W. David Gardner, Contributor

December 11, 2008

2 Min Read

Verizon Wireless expects to begin a launch of its 4G LTE technology by the end of next year, a company executive said Wednesday in an indication that the pieces of the super-high-speed wireless technology are falling into place in an orderly manner.

"We expect that LTE will actually be in service somewhere here in the U.S., probably this time next year," said Dick Lynch, executive VP and CTO of Verizon Communications, addressing a gathering at Cisco's C-Scape conference.

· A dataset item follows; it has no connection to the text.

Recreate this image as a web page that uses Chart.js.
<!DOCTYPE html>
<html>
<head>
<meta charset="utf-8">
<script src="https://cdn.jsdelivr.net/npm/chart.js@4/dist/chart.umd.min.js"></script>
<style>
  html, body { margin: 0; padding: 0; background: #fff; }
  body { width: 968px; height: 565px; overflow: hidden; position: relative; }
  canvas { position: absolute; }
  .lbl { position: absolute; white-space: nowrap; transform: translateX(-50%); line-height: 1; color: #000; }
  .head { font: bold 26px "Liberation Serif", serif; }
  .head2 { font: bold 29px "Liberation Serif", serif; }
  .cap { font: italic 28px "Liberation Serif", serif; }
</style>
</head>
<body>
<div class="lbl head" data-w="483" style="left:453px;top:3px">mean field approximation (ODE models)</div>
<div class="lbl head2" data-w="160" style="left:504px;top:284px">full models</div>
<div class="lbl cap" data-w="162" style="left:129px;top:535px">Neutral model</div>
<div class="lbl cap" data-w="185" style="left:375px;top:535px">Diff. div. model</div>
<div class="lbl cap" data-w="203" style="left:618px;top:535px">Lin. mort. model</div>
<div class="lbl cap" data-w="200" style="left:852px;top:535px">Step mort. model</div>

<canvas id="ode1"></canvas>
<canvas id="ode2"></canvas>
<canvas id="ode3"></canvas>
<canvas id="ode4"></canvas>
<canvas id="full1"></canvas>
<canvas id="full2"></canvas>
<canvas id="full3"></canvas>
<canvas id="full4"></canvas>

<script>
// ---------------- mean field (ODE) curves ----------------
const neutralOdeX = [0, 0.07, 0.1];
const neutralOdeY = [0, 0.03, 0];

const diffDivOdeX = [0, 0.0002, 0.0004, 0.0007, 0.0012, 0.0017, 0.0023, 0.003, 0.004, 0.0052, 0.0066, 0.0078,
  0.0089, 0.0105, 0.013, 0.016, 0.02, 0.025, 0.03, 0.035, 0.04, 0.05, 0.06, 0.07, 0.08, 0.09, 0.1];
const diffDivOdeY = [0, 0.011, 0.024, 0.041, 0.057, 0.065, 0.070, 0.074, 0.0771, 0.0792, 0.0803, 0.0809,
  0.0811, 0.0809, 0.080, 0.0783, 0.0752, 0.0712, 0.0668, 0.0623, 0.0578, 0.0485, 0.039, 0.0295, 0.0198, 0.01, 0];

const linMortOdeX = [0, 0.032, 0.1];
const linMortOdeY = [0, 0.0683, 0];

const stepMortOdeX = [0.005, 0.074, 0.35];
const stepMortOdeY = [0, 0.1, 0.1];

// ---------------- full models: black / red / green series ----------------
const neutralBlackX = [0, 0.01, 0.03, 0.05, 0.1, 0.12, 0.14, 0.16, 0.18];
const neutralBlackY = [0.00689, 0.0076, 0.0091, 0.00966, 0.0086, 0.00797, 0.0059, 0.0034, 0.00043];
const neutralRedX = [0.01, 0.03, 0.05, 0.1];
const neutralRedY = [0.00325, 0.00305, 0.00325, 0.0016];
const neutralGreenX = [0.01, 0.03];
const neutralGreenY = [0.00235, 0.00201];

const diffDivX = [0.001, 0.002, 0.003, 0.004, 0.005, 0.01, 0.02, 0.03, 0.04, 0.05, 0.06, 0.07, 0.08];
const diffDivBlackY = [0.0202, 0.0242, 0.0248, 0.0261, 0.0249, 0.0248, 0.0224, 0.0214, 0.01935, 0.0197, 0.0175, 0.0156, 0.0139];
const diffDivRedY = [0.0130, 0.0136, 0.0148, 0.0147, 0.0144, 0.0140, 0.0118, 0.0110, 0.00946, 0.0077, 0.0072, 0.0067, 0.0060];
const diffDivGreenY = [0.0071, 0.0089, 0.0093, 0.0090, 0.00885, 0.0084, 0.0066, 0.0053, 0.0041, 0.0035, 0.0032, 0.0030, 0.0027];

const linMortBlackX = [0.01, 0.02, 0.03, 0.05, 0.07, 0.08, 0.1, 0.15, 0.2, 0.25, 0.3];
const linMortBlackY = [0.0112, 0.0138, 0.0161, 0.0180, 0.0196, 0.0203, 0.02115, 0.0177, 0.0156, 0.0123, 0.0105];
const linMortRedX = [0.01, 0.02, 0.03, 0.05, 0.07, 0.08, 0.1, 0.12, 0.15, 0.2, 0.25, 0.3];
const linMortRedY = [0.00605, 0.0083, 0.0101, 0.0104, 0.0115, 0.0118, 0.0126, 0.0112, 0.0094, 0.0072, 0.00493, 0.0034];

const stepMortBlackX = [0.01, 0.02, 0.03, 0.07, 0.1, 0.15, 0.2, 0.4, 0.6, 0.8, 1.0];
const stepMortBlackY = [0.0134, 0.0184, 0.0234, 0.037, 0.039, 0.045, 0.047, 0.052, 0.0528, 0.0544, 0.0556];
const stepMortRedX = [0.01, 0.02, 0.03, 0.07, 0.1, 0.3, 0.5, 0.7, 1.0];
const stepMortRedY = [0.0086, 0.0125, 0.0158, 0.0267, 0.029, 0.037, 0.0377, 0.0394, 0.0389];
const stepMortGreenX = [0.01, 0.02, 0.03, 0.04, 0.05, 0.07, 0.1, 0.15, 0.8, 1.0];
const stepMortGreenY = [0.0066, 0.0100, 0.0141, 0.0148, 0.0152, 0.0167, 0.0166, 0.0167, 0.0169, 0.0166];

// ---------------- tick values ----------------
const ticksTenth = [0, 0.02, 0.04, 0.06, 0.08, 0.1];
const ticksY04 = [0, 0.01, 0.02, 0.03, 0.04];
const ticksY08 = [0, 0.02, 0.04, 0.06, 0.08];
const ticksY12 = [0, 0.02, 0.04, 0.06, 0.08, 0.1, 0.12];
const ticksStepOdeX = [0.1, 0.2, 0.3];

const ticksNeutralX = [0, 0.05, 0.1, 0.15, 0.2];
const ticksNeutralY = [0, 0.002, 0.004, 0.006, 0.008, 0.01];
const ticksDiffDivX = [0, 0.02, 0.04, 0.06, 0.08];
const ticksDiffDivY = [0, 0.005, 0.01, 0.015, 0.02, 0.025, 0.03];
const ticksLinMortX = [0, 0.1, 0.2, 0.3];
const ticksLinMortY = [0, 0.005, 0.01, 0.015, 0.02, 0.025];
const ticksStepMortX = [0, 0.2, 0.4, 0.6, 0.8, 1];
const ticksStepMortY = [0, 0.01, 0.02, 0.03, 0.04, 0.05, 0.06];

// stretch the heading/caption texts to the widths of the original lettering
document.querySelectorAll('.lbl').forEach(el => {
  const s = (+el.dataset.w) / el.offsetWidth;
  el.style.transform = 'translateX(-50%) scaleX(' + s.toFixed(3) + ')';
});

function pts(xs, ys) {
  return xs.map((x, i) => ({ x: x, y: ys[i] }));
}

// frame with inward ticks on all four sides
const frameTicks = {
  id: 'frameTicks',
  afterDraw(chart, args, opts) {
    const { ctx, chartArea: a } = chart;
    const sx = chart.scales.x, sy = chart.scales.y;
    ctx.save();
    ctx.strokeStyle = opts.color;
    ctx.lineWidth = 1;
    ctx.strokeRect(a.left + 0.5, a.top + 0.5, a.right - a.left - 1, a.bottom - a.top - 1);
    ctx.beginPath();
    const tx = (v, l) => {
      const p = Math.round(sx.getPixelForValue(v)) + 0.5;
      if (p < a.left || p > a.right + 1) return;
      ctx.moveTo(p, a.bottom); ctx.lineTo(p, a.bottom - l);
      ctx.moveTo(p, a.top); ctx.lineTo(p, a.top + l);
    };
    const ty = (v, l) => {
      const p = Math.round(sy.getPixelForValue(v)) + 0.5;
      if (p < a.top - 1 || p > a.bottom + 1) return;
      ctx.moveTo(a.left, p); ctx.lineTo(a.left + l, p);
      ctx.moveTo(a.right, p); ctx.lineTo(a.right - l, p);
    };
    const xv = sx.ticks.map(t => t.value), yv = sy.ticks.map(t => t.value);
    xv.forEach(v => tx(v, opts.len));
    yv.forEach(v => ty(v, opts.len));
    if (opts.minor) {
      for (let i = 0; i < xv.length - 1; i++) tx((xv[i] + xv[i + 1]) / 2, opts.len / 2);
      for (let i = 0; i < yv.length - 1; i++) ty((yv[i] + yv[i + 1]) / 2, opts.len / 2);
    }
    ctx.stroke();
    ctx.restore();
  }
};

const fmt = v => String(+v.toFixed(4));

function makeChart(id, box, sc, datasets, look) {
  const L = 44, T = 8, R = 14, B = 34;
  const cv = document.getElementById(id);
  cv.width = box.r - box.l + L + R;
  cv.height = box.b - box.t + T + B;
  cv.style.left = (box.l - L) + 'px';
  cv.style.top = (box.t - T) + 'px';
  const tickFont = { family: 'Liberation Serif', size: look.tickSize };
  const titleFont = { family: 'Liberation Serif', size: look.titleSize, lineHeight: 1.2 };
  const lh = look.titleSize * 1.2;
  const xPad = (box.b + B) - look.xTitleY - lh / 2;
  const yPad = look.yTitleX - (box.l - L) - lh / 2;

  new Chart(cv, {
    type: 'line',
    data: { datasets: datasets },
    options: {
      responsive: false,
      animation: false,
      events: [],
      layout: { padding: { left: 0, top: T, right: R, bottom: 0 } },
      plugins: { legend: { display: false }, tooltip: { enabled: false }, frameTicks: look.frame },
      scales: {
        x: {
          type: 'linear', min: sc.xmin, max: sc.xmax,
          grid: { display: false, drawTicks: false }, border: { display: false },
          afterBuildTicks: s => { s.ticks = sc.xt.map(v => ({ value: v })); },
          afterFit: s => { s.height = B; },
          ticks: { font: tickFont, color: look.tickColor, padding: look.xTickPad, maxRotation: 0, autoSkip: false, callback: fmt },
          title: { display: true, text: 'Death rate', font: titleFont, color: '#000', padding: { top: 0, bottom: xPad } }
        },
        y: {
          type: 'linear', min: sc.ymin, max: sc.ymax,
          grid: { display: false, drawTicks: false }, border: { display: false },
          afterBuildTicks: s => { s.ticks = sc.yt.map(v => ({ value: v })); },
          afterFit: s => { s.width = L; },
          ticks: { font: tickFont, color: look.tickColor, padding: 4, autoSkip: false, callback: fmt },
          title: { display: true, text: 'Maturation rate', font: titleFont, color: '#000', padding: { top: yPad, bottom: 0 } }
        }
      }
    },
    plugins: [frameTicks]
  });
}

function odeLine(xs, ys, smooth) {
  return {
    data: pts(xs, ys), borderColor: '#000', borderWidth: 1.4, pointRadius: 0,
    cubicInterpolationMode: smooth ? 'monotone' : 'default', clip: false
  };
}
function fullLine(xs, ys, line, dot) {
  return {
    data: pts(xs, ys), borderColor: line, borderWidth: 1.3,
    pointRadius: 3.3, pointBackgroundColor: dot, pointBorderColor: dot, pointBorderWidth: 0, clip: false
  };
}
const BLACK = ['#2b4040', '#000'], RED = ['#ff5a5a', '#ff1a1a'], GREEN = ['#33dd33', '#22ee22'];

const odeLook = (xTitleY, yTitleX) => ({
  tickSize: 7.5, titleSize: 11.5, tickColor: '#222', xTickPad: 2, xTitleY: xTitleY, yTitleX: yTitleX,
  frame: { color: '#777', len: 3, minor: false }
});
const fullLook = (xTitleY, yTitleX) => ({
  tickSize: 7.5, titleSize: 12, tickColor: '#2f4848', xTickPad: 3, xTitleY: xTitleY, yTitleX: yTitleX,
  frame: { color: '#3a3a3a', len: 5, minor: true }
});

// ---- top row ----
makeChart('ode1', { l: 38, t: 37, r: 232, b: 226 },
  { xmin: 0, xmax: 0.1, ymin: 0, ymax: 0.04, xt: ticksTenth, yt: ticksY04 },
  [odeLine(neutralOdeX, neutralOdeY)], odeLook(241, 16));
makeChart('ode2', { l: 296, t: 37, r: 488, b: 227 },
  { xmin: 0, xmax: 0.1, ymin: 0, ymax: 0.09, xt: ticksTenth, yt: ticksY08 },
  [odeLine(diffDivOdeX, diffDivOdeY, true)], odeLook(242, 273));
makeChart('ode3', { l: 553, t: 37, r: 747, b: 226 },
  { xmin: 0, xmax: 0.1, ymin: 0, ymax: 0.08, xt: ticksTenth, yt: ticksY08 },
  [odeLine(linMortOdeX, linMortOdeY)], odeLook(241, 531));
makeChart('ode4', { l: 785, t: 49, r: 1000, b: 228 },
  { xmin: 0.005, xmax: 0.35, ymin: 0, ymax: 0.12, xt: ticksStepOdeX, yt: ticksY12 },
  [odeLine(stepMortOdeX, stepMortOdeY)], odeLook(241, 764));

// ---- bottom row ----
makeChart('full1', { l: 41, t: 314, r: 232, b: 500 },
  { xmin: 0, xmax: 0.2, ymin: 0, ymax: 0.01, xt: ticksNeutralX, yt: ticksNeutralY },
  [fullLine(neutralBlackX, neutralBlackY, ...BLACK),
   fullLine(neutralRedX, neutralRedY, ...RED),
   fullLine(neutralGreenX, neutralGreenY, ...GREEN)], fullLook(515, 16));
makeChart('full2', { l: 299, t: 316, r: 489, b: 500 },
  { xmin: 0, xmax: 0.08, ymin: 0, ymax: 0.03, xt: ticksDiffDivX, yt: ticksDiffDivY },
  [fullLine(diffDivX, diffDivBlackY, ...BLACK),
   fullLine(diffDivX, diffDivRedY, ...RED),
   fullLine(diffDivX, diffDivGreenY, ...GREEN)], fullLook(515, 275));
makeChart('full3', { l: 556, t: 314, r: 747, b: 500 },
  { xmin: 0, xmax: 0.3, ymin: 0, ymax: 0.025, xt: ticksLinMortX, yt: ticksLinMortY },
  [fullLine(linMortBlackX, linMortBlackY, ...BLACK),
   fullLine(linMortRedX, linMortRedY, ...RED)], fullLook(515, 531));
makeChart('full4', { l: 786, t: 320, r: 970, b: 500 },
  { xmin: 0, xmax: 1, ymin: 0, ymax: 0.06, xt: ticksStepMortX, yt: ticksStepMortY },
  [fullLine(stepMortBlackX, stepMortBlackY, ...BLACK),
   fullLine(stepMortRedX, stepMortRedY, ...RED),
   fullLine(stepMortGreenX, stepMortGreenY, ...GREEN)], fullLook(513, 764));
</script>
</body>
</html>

Lynch said the company plans, too, to later offer a line of LTE femtocells with Wi-Fi capability to extend wireless signals indoors. "A femtocell of LTE or an access point of Wi-Fi is a really critical component of the way customers want their broadband delivered," Lynch said, according to media reports.

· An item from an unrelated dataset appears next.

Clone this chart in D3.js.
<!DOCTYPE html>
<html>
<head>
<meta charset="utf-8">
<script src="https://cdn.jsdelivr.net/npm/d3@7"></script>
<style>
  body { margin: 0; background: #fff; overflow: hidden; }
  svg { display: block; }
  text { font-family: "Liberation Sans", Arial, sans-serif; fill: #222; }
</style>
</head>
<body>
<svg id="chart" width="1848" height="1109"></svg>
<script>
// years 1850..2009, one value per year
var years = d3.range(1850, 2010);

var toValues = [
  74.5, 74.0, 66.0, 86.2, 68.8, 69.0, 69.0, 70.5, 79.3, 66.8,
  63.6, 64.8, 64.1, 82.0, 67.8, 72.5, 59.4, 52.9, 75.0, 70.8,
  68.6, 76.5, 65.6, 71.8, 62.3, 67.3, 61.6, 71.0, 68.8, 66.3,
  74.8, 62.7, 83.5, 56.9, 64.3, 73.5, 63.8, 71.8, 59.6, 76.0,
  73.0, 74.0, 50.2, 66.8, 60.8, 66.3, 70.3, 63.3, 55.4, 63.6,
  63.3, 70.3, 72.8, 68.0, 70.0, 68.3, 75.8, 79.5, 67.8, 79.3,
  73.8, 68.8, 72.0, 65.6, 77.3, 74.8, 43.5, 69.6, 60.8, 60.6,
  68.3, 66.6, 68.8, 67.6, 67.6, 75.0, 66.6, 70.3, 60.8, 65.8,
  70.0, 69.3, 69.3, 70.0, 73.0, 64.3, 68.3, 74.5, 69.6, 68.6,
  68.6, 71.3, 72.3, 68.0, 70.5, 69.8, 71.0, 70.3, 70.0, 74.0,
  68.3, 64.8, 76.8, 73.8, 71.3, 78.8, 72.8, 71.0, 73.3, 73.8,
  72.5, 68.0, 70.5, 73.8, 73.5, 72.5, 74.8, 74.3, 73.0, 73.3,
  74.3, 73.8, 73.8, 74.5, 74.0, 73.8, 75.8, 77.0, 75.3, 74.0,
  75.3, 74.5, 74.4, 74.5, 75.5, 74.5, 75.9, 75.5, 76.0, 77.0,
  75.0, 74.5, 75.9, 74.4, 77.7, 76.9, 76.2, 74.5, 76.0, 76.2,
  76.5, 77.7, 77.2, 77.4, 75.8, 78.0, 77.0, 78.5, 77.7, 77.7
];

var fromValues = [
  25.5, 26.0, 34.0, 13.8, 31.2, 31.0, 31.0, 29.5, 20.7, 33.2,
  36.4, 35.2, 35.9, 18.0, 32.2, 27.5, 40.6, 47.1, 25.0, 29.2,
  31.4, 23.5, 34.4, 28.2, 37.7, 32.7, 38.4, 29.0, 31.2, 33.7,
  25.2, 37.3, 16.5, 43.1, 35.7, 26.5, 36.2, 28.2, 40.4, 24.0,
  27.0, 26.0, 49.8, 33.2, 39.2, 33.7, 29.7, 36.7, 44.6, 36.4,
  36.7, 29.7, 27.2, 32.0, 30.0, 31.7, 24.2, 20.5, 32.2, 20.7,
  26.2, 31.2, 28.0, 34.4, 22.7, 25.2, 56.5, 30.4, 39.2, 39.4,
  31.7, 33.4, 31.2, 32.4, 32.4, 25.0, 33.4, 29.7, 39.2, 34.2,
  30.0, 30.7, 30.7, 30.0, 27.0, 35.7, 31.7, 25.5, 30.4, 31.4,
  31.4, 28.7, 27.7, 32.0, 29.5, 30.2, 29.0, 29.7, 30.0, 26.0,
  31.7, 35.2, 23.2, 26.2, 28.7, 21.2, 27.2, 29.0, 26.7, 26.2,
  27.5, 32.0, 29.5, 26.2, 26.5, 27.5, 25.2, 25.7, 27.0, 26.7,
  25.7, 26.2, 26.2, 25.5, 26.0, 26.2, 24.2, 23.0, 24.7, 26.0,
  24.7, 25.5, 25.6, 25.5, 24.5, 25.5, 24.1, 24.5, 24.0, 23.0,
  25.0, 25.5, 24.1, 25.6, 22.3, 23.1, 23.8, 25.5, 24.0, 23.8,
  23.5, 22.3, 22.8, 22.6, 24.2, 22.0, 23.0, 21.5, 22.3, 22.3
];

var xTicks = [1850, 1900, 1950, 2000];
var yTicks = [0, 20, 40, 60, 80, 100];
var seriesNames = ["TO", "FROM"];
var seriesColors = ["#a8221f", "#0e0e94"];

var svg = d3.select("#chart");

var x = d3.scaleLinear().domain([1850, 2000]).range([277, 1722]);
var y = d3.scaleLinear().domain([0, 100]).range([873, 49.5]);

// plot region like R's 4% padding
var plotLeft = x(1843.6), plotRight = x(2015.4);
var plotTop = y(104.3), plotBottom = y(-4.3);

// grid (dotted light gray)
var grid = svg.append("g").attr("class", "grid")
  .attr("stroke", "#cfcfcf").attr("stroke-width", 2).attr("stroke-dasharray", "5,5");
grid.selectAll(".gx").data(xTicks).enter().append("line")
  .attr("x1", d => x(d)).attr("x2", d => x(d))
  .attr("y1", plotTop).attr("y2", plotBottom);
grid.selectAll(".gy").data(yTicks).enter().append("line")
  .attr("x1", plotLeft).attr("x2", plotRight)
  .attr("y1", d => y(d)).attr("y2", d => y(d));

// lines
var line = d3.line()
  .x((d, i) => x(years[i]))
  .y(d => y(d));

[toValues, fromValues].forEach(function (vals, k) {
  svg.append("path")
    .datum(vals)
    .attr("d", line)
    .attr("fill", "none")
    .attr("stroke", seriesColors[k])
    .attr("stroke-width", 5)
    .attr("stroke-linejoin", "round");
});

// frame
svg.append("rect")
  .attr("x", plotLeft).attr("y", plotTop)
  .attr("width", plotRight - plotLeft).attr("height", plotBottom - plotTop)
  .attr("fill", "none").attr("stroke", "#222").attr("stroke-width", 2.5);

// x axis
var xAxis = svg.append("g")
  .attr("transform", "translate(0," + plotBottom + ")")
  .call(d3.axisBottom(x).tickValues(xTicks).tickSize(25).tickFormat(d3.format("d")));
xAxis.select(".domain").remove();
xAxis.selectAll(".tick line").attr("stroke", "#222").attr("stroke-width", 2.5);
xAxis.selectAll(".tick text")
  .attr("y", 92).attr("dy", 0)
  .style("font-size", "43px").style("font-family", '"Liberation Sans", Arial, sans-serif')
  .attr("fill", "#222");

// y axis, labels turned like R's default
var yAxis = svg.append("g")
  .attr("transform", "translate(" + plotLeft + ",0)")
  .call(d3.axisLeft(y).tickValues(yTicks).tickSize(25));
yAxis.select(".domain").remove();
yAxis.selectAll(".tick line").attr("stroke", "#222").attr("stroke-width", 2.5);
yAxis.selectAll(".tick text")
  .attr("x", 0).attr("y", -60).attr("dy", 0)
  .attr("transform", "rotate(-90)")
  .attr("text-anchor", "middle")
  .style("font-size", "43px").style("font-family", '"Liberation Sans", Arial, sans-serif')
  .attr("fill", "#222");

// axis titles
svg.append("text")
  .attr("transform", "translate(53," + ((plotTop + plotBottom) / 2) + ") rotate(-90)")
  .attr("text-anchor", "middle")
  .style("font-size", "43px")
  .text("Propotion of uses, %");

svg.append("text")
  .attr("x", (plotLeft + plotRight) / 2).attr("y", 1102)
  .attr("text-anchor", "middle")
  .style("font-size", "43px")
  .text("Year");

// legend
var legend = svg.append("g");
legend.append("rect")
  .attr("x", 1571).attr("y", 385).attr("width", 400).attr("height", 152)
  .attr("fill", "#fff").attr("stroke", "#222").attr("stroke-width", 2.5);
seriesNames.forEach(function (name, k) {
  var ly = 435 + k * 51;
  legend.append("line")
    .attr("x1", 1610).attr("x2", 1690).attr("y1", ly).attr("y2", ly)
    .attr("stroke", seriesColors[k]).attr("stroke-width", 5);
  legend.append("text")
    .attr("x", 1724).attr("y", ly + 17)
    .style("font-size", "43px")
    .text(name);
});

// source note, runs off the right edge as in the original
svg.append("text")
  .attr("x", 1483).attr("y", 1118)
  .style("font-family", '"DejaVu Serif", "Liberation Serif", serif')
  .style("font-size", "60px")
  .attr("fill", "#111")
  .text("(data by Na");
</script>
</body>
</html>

Verizon has been assembling pieces needed to launch LTE, beginning with its $9.36 billion worth of 700-MHz "beachfront property" spectrum it purchased in an FCC auction earlier this year. The valuable spectrum has excellent propagation features as well as excellent in-building penetration features.

LTE chipsets are already being sampled by Sandbridge Technologies, with Qualcomm not far behind. Ericsson has been working with Japan's DoCoMo -- and probably others -- to build out LTE infrastructure. Vodafone Group, which owns 45% of Verizon Wireless, had been promoting LTE for next-generation higher-speed wireless, and Verizon Communications, which owns 55% of the wireless operation, embraced the technology.

Vodafone has long promoted LTE as a worldwide next-generation standard and most wireless service providers are going along with LTE. The big question for many is when the switchover should take place. Australia's Telstra Next G network, based on HSPA+ technology, is well on its way to becoming the world's fastest network, with 21-Mbps speeds currently being deployed. Telstra's CEO Sol Trujillo said last week that with speeds of 42 Mbps coming in a few months, he doesn't see an immediate need for LTE in the near future. However, he added that Telstra will switch to LTE when it makes sense to do so.

LTE will likely compete in the United States with WiMax, which is being rolled out piecemeal by Clearwire, which is 51%-owned by Sprint. The Clearwire-Sprint effort has a major mobile WiMax location -- in Baltimore -- up and running, and Clearwire is planning to move its fixed WiMax customers to mobile WiMax.